**YOUR INSTRUCTIONS**
Go through the data and copy every line exactly, but not the images.

**INFORMATION SUPPLIED**
* BEGIN *

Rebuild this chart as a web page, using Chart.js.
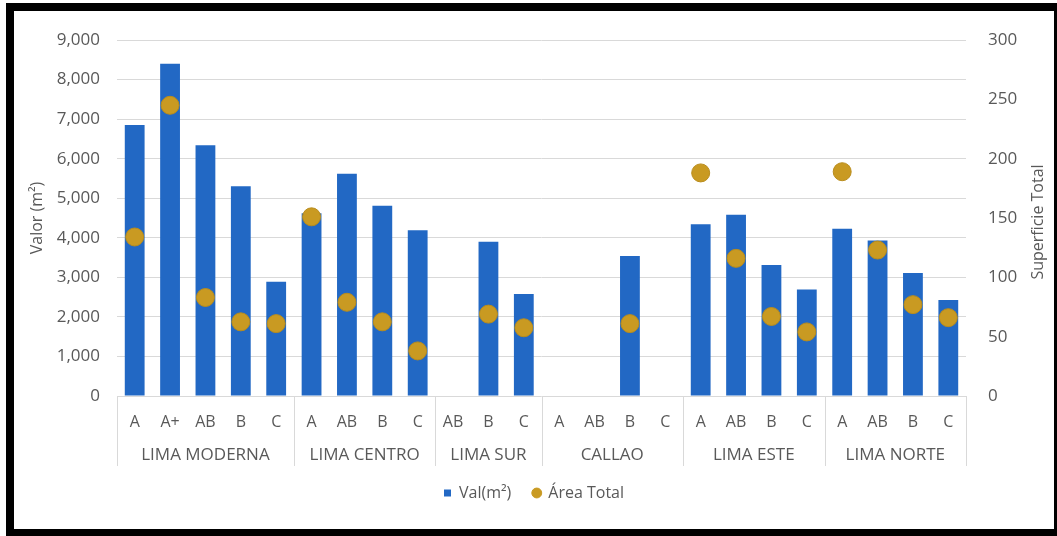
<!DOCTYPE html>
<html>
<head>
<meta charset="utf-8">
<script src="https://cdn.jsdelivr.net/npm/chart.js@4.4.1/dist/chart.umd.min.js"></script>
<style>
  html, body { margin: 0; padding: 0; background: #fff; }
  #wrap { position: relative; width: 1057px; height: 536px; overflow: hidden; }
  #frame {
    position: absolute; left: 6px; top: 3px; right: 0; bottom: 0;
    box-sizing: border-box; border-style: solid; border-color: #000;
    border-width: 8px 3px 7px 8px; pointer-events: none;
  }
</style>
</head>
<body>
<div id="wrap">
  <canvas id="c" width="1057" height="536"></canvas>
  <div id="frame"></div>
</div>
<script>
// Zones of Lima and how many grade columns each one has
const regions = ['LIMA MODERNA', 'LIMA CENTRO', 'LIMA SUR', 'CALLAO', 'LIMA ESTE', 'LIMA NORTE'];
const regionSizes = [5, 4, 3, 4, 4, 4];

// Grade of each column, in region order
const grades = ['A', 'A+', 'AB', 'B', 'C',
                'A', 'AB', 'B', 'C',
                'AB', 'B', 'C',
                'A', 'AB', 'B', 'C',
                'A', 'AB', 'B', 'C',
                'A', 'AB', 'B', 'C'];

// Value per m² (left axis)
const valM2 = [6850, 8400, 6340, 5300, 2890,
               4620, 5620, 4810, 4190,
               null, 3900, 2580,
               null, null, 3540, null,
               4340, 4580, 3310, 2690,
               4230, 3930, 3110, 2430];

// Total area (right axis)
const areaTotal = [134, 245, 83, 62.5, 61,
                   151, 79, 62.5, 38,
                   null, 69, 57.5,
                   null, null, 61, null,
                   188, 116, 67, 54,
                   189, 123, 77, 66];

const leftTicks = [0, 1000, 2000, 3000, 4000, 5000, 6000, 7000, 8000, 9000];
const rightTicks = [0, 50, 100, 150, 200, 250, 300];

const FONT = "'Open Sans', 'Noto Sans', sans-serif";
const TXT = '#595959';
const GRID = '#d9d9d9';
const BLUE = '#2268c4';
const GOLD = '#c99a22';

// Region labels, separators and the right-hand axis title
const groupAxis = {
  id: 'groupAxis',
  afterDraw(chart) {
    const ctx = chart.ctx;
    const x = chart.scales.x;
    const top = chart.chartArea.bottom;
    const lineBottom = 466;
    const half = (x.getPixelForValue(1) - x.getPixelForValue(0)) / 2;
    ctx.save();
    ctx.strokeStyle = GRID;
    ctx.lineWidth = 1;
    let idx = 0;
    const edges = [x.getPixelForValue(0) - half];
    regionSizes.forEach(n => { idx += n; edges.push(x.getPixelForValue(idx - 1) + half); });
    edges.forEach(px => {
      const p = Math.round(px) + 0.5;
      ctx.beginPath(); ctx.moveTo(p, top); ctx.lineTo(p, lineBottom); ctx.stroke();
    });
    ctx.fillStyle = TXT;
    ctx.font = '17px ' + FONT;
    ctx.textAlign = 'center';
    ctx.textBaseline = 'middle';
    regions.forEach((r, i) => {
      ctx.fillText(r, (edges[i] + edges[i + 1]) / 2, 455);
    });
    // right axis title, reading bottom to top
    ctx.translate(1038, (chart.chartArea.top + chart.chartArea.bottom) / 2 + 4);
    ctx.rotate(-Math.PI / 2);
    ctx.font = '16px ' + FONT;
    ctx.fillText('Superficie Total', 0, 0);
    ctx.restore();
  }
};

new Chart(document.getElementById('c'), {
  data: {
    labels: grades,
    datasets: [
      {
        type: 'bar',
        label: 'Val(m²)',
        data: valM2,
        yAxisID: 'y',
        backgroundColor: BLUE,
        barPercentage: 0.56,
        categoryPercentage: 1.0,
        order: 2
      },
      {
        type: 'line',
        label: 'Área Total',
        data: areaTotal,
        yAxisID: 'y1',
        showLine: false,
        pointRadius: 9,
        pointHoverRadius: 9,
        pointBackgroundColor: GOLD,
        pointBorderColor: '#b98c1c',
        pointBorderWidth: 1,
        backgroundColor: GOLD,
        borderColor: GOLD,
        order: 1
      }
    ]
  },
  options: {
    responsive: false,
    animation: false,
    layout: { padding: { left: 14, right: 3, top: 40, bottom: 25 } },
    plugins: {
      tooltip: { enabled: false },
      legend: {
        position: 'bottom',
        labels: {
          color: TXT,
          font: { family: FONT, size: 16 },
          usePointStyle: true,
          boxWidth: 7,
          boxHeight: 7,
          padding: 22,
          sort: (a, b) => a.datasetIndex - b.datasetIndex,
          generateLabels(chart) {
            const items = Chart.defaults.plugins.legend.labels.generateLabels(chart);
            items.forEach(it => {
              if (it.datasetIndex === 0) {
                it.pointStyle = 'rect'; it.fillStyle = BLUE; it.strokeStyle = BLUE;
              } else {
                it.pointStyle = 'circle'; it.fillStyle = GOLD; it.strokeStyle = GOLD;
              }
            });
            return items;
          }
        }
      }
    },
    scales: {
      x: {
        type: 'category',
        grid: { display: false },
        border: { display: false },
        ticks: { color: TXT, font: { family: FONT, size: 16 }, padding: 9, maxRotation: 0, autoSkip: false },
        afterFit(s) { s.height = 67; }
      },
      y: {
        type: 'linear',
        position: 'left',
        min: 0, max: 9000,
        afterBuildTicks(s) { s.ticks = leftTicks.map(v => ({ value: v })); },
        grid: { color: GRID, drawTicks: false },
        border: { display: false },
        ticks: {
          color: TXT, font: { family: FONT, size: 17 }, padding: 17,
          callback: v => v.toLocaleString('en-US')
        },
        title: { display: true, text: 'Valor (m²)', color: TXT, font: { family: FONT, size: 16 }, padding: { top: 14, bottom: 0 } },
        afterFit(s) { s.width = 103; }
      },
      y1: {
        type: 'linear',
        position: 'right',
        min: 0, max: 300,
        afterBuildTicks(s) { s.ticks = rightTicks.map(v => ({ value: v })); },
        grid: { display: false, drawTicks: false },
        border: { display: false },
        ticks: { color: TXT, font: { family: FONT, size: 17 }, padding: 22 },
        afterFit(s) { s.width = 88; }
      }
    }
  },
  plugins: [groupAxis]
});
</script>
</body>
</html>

* END *

**EXERCISE OUTPUT**
Rebuild this chart as a web page, using Chart.js.
<!DOCTYPE html>
<html>
<head>
<meta charset="utf-8">
<script src="https://cdn.jsdelivr.net/npm/chart.js@4.4.1/dist/chart.umd.min.js"></script>
<style>
  html, body { margin: 0; padding: 0; background: #fff; }
  #wrap { position: relative; width: 1057px; height: 536px; overflow: hidden; }
  #frame {
    position: absolute; left: 6px; top: 3px; right: 0; bottom: 0;
    box-sizing: border-box; border-style: solid; border-color: #000;
    border-width: 8px 3px 7px 8px; pointer-events: none;
  }
</style>
</head>
<body>
<div id="wrap">
  <canvas id="c" width="1057" height="536"></canvas>
  <div id="frame"></div>
</div>
<script>
// Zones of Lima and how many grade columns each one has
const regions = ['LIMA MODERNA', 'LIMA CENTRO', 'LIMA SUR', 'CALLAO', 'LIMA ESTE', 'LIMA NORTE'];
const regionSizes = [5, 4, 3, 4, 4, 4];

// Grade of each column, in region order
const grades = ['A', 'A+', 'AB', 'B', 'C',
                'A', 'AB', 'B', 'C',
                'AB', 'B', 'C',
                'A', 'AB', 'B', 'C',
                'A', 'AB', 'B', 'C',
                'A', 'AB', 'B', 'C'];

// Value per m² (left axis)
const valM2 = [6850, 8400, 6340, 5300, 2890,
               4620, 5620, 4810, 4190,
               null, 3900, 2580,
               null, null, 3540, null,
               4340, 4580, 3310, 2690,
               4230, 3930, 3110, 2430];

// Total area (right axis)
const areaTotal = [134, 245, 83, 62.5, 61,
                   151, 79, 62.5, 38,
                   null, 69, 57.5,
                   null, null, 61, null,
                   188, 116, 67, 54,
                   189, 123, 77, 66];

const leftTicks = [0, 1000, 2000, 3000, 4000, 5000, 6000, 7000, 8000, 9000];
const rightTicks = [0, 50, 100, 150, 200, 250, 300];

const FONT = "'Open Sans', 'Noto Sans', sans-serif";
const TXT = '#595959';
const GRID = '#d9d9d9';
const BLUE = '#2268c4';
const GOLD = '#c99a22';

// Region labels, separators and the right-hand axis title
const groupAxis = {
  id: 'groupAxis',
  afterDraw(chart) {
    const ctx = chart.ctx;
    const x = chart.scales.x;
    const top = chart.chartArea.bottom;
    const lineBottom = 466;
    const half = (x.getPixelForValue(1) - x.getPixelForValue(0)) / 2;
    ctx.save();
    ctx.strokeStyle = GRID;
    ctx.lineWidth = 1;
    let idx = 0;
    const edges = [x.getPixelForValue(0) - half];
    regionSizes.forEach(n => { idx += n; edges.push(x.getPixelForValue(idx - 1) + half); });
    edges.forEach(px => {
      const p = Math.round(px) + 0.5;
      ctx.beginPath(); ctx.moveTo(p, top); ctx.lineTo(p, lineBottom); ctx.stroke();
    });
    ctx.fillStyle = TXT;
    ctx.font = '17px ' + FONT;
    ctx.textAlign = 'center';
    ctx.textBaseline = 'middle';
    regions.forEach((r, i) => {
      ctx.fillText(r, (edges[i] + edges[i + 1]) / 2, 455);
    });
    // right axis title, reading bottom to top
    ctx.translate(1038, (chart.chartArea.top + chart.chartArea.bottom) / 2 + 4);
    ctx.rotate(-Math.PI / 2);
    ctx.font = '16px ' + FONT;
    ctx.fillText('Superficie Total', 0, 0);
    ctx.restore();
  }
};

new Chart(document.getElementById('c'), {
  data: {
    labels: grades,
    datasets: [
      {
        type: 'bar',
        label: 'Val(m²)',
        data: valM2,
        yAxisID: 'y',
        backgroundColor: BLUE,
        barPercentage: 0.56,
        categoryPercentage: 1.0,
        order: 2
      },
      {
        type: 'line',
        label: 'Área Total',
        data: areaTotal,
        yAxisID: 'y1',
        showLine: false,
        pointRadius: 9,
        pointHoverRadius: 9,
        pointBackgroundColor: GOLD,
        pointBorderColor: '#b98c1c',
        pointBorderWidth: 1,
        backgroundColor: GOLD,
        borderColor: GOLD,
        order: 1
      }
    ]
  },
  options: {
    responsive: false,
    animation: false,
    layout: { padding: { left: 14, right: 3, top: 40, bottom: 25 } },
    plugins: {
      tooltip: { enabled: false },
      legend: {
        position: 'bottom',
        labels: {
          color: TXT,
          font: { family: FONT, size: 16 },
          usePointStyle: true,
          boxWidth: 7,
          boxHeight: 7,
          padding: 22,
          sort: (a, b) => a.datasetIndex - b.datasetIndex,
          generateLabels(chart) {
            const items = Chart.defaults.plugins.legend.labels.generateLabels(chart);
            items.forEach(it => {
              if (it.datasetIndex === 0) {
                it.pointStyle = 'rect'; it.fillStyle = BLUE; it.strokeStyle = BLUE;
              } else {
                it.pointStyle = 'circle'; it.fillStyle = GOLD; it.strokeStyle = GOLD;
              }
            });
            return items;
          }
        }
      }
    },
    scales: {
      x: {
        type: 'category',
        grid: { display: false },
        border: { display: false },
        ticks: { color: TXT, font: { family: FONT, size: 16 }, padding: 9, maxRotation: 0, autoSkip: false },
        afterFit(s) { s.height = 67; }
      },
      y: {
        type: 'linear',
        position: 'left',
        min: 0, max: 9000,
        afterBuildTicks(s) { s.ticks = leftTicks.map(v => ({ value: v })); },
        grid: { color: GRID, drawTicks: false },
        border: { display: false },
        ticks: {
          color: TXT, font: { family: FONT, size: 17 }, padding: 17,
          callback: v => v.toLocaleString('en-US')
        },
        title: { display: true, text: 'Valor (m²)', color: TXT, font: { family: FONT, size: 16 }, padding: { top: 14, bottom: 0 } },
        afterFit(s) { s.width = 103; }
      },
      y1: {
        type: 'linear',
        position: 'right',
        min: 0, max: 300,
        afterBuildTicks(s) { s.ticks = rightTicks.map(v => ({ value: v })); },
        grid: { display: false, drawTicks: false },
        border: { display: false },
        ticks: { color: TXT, font: { family: FONT, size: 17 }, padding: 22 },
        afterFit(s) { s.width = 88; }
      }
    }
  },
  plugins: [groupAxis]
});
</script>
</body>
</html>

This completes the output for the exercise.